### EXERCISE MATERIALS
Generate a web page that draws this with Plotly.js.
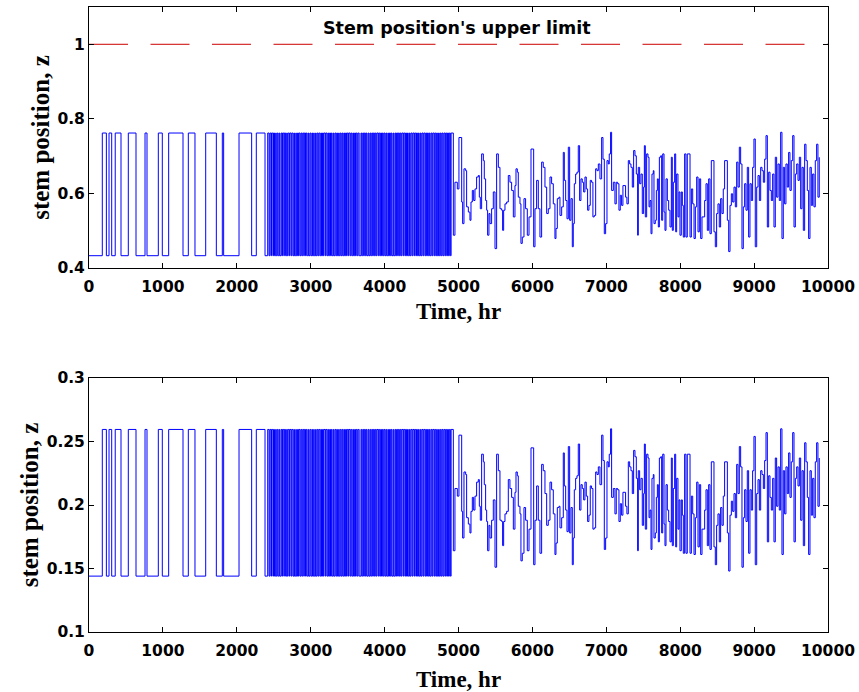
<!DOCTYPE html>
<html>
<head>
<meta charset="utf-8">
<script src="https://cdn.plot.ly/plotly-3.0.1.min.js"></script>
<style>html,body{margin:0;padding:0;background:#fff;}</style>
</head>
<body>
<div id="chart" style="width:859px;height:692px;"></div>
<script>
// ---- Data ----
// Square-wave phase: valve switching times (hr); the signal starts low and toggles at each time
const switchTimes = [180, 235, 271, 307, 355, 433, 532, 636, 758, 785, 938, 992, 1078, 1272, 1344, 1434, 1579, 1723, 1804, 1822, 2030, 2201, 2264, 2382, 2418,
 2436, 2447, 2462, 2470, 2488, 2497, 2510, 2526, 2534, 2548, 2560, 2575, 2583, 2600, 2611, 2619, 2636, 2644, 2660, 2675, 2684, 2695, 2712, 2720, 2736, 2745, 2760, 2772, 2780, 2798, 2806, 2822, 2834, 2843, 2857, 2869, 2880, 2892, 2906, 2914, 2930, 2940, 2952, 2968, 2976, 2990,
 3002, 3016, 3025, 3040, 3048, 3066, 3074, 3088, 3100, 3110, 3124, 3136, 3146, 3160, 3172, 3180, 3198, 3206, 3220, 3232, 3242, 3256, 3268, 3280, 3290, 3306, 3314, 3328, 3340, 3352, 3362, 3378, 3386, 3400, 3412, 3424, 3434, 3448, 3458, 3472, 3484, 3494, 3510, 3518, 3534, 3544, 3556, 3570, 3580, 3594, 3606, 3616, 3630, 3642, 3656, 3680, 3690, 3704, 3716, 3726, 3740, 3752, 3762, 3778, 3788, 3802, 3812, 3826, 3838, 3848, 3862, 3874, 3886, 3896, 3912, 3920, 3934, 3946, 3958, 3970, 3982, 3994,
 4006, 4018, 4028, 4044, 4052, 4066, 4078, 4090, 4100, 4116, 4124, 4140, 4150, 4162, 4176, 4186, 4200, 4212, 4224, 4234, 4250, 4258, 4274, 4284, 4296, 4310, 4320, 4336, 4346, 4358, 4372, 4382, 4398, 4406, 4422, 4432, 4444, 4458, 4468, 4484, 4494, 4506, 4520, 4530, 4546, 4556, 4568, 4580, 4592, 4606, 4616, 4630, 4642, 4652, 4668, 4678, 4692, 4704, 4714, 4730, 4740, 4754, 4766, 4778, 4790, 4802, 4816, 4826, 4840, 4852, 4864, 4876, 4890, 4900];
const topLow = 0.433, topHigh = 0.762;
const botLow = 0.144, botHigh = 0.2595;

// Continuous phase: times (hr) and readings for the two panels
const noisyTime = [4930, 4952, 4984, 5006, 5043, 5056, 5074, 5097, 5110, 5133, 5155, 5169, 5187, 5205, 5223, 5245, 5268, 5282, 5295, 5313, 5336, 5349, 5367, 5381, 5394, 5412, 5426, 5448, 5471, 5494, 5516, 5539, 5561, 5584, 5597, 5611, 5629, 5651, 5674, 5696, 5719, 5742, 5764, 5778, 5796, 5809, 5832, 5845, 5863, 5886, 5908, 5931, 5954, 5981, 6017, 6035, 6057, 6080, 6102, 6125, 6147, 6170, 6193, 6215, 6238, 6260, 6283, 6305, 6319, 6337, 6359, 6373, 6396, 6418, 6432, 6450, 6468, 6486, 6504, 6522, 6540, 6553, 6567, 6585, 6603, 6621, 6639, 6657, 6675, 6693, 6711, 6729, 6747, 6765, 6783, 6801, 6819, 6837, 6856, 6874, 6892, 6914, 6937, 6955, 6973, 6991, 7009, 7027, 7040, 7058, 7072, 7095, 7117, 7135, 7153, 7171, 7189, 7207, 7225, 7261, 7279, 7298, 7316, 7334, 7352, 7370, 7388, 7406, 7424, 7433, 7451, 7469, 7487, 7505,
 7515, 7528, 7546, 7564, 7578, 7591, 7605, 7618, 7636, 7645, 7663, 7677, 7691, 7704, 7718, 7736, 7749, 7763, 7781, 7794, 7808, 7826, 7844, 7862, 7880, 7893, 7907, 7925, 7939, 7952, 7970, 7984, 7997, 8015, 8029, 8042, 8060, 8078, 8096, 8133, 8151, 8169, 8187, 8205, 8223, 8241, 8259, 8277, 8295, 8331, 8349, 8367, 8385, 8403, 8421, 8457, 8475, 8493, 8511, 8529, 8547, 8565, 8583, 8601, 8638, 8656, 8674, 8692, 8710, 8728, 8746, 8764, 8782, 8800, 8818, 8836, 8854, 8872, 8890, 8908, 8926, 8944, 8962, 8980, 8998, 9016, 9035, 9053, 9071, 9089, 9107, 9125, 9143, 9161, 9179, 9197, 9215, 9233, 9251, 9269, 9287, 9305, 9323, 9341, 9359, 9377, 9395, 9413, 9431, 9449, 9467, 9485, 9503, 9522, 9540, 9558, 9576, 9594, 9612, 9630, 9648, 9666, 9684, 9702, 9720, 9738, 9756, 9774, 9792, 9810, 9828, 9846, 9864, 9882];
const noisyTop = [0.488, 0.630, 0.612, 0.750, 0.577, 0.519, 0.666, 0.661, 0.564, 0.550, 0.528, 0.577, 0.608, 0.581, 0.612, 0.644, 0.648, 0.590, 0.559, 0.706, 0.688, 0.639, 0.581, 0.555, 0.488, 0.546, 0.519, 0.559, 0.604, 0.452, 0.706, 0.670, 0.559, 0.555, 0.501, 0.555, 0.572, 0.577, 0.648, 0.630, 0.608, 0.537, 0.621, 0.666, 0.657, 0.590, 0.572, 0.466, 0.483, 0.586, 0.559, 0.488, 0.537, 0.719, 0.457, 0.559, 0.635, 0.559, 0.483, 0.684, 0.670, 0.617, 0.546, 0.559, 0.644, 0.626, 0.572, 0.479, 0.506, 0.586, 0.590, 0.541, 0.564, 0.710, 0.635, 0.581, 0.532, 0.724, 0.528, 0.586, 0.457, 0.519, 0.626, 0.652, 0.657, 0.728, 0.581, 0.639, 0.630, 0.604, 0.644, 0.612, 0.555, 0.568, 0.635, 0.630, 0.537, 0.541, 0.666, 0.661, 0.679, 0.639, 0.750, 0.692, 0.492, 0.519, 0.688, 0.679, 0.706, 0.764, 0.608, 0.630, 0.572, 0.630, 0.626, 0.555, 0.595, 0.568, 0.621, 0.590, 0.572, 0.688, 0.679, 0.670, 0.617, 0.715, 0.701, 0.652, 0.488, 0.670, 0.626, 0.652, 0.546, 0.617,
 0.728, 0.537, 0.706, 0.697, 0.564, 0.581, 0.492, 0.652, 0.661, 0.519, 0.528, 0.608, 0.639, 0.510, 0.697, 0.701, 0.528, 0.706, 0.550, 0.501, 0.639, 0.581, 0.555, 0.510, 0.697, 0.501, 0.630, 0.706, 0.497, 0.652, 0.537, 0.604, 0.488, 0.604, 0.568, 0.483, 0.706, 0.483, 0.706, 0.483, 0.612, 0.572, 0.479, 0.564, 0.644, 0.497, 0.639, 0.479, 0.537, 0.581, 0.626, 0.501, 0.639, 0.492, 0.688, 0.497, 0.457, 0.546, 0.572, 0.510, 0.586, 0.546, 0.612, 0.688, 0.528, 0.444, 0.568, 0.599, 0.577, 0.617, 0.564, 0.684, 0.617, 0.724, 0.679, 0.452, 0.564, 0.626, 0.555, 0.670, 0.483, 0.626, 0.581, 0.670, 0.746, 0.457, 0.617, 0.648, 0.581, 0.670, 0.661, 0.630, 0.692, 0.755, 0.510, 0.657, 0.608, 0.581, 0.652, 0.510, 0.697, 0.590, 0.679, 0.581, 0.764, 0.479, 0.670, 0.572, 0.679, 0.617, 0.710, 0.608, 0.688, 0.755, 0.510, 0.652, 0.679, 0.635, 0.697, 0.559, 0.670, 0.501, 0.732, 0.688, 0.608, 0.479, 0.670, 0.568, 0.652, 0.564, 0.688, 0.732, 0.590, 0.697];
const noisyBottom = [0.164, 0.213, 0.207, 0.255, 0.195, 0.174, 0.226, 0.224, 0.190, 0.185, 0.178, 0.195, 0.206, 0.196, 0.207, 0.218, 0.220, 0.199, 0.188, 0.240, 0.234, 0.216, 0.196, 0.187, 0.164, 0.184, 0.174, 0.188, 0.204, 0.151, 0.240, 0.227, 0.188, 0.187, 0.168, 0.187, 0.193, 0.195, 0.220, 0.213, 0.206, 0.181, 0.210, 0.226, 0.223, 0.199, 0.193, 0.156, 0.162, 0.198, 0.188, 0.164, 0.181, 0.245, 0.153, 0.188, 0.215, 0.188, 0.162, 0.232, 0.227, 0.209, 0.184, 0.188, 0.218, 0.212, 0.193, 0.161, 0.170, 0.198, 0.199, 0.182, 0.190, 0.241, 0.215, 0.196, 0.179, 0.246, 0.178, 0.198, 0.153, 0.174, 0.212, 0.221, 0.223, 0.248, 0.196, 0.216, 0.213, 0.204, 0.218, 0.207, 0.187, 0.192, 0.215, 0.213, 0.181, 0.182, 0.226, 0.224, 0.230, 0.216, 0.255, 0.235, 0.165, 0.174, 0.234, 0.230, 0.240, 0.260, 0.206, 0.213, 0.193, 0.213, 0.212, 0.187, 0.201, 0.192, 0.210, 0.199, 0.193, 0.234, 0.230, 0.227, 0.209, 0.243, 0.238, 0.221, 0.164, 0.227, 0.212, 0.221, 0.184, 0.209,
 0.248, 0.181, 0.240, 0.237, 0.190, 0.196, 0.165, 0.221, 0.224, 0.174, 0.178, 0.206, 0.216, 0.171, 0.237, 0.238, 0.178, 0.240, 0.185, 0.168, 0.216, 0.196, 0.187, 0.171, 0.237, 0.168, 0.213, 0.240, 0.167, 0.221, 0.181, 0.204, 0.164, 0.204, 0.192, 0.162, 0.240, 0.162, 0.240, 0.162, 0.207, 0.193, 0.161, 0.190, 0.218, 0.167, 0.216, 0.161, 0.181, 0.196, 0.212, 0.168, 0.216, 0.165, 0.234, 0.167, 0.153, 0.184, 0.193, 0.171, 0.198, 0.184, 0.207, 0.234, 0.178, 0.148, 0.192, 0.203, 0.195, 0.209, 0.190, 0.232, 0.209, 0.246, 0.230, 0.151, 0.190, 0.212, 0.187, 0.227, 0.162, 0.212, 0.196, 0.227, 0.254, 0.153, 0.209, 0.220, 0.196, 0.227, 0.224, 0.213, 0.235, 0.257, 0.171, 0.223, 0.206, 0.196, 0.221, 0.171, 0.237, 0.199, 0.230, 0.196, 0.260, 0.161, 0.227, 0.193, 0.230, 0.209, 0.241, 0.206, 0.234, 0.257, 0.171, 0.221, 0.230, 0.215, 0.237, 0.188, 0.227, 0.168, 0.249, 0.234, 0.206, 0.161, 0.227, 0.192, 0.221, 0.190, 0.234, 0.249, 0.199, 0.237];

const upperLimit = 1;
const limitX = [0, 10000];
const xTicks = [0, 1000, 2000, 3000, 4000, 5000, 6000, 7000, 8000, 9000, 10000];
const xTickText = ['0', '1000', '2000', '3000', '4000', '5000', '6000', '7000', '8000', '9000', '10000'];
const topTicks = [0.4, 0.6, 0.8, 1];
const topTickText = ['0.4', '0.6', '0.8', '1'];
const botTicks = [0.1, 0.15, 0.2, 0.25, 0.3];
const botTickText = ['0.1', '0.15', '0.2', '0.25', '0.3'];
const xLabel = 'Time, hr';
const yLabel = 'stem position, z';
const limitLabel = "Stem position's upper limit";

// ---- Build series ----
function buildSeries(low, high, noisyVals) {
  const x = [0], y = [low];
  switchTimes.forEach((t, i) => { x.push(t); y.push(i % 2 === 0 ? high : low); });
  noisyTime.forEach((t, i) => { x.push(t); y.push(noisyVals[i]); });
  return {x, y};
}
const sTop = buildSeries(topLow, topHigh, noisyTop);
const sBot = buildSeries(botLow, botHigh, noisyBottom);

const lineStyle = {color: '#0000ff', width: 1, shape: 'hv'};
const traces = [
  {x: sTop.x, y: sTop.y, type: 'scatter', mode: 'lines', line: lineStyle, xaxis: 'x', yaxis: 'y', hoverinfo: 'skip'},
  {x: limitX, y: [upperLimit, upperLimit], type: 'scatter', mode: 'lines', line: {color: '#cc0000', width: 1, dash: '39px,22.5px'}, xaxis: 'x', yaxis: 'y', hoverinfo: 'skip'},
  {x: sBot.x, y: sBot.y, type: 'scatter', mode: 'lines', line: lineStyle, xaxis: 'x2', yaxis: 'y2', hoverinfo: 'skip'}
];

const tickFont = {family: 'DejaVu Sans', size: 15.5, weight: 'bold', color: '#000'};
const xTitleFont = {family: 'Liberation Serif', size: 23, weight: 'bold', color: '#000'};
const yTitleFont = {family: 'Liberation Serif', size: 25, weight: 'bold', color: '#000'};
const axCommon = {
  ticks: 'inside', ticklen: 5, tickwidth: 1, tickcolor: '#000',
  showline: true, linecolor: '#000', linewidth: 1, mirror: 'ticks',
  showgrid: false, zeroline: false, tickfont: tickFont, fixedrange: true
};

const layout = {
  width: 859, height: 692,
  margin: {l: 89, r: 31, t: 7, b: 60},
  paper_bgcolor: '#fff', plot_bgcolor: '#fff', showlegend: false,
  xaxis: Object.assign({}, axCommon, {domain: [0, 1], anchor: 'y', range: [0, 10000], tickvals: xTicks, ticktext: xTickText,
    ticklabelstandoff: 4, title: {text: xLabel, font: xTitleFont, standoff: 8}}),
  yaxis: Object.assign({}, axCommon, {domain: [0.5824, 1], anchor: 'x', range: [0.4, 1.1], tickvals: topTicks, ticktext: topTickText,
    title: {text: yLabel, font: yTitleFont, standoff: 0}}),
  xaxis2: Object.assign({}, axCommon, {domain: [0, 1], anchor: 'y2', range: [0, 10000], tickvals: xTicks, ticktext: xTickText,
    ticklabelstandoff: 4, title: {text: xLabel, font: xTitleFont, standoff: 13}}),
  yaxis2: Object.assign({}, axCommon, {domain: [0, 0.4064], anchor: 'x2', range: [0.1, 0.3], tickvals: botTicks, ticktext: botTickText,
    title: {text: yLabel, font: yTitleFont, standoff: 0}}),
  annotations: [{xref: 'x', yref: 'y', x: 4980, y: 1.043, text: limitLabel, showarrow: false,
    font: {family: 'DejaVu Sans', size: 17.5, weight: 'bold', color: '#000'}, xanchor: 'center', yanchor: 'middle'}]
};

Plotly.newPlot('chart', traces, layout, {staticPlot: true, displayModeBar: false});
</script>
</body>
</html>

--

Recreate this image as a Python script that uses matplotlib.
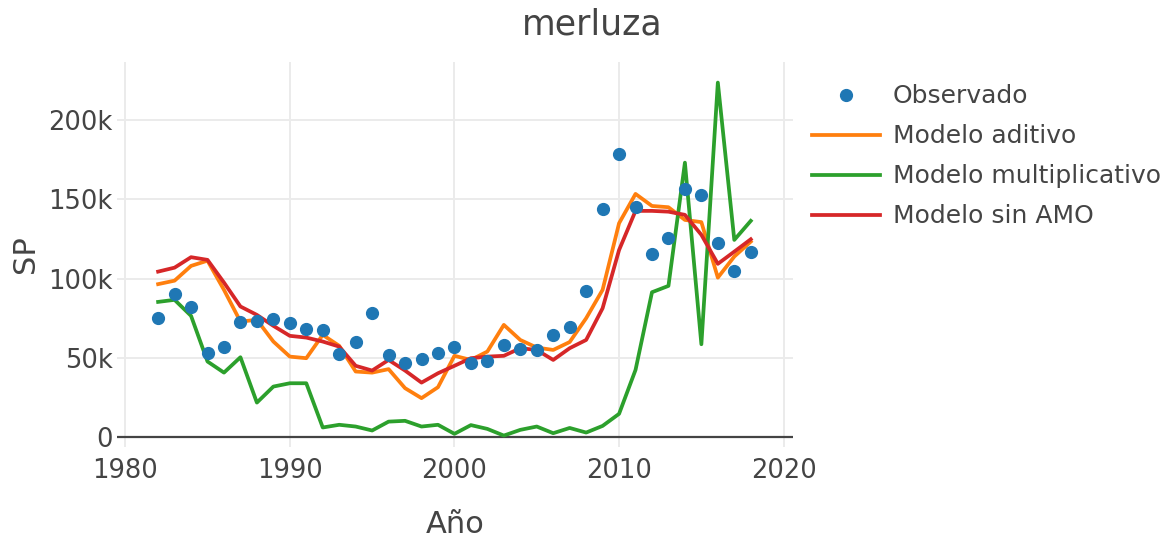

...

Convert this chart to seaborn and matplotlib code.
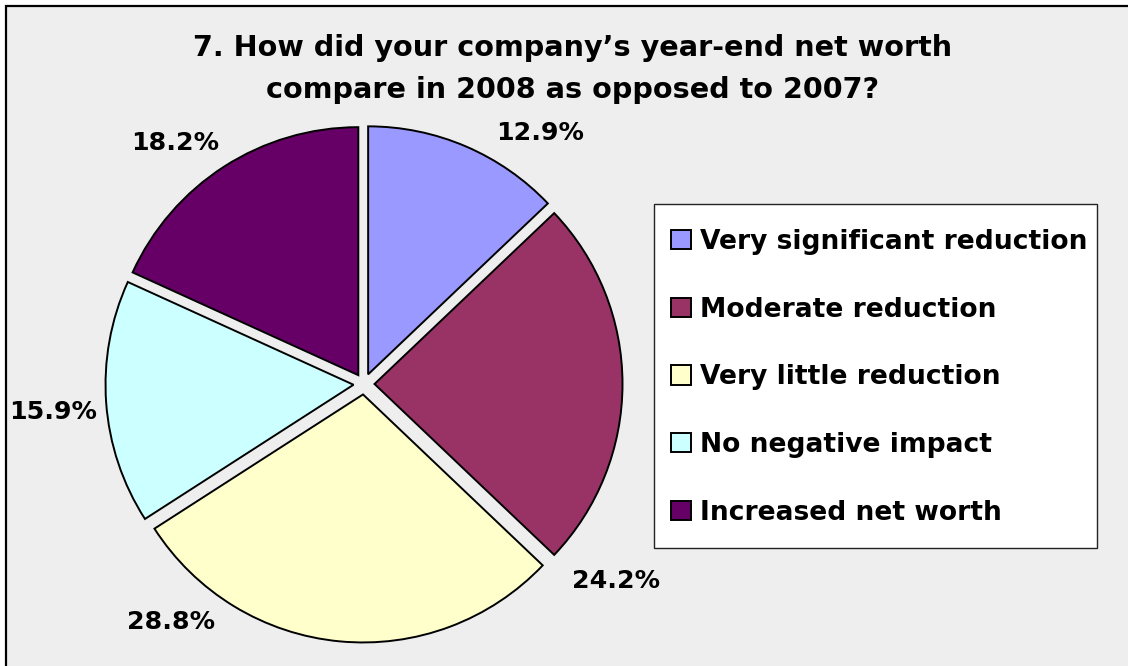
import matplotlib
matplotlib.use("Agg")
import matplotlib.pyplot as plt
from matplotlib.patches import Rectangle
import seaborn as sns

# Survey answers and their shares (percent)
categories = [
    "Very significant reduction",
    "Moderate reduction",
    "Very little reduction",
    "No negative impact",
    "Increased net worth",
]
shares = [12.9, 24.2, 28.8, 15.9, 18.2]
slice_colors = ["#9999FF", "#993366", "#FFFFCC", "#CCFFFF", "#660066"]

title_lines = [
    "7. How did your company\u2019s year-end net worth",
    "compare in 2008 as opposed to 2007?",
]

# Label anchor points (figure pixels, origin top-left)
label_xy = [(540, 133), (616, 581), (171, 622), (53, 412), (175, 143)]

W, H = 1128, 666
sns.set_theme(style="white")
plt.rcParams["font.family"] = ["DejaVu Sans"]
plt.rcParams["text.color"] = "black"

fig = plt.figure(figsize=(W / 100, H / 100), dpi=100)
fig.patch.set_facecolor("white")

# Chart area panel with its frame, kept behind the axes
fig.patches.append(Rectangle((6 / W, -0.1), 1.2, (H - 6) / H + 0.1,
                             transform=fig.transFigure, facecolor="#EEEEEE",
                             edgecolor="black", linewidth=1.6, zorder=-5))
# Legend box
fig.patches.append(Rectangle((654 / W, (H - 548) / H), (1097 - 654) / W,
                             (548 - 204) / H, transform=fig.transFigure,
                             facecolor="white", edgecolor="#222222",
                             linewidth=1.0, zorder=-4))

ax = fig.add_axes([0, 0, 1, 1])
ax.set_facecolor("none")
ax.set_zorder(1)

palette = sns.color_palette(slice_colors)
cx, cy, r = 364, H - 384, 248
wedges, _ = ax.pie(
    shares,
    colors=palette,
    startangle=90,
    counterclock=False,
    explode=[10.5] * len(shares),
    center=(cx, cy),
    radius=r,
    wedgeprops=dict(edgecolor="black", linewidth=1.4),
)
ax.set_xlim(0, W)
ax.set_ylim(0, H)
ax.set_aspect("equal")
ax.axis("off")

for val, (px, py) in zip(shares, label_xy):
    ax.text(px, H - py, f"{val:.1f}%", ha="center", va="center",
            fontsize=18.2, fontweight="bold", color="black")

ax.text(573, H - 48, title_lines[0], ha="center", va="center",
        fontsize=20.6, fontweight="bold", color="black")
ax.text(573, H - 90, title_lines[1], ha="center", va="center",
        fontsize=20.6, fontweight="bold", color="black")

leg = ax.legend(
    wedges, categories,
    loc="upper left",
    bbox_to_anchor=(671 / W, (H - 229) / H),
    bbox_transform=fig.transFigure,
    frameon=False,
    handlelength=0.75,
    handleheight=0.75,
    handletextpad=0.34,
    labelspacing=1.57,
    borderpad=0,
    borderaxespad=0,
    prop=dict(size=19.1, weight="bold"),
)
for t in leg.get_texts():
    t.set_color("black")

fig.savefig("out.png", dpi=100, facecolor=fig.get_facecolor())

### SHORT TASK
Of the lines above, how many include the word "this"? Reply with the number only.

### WRITTEN RESPONSE
3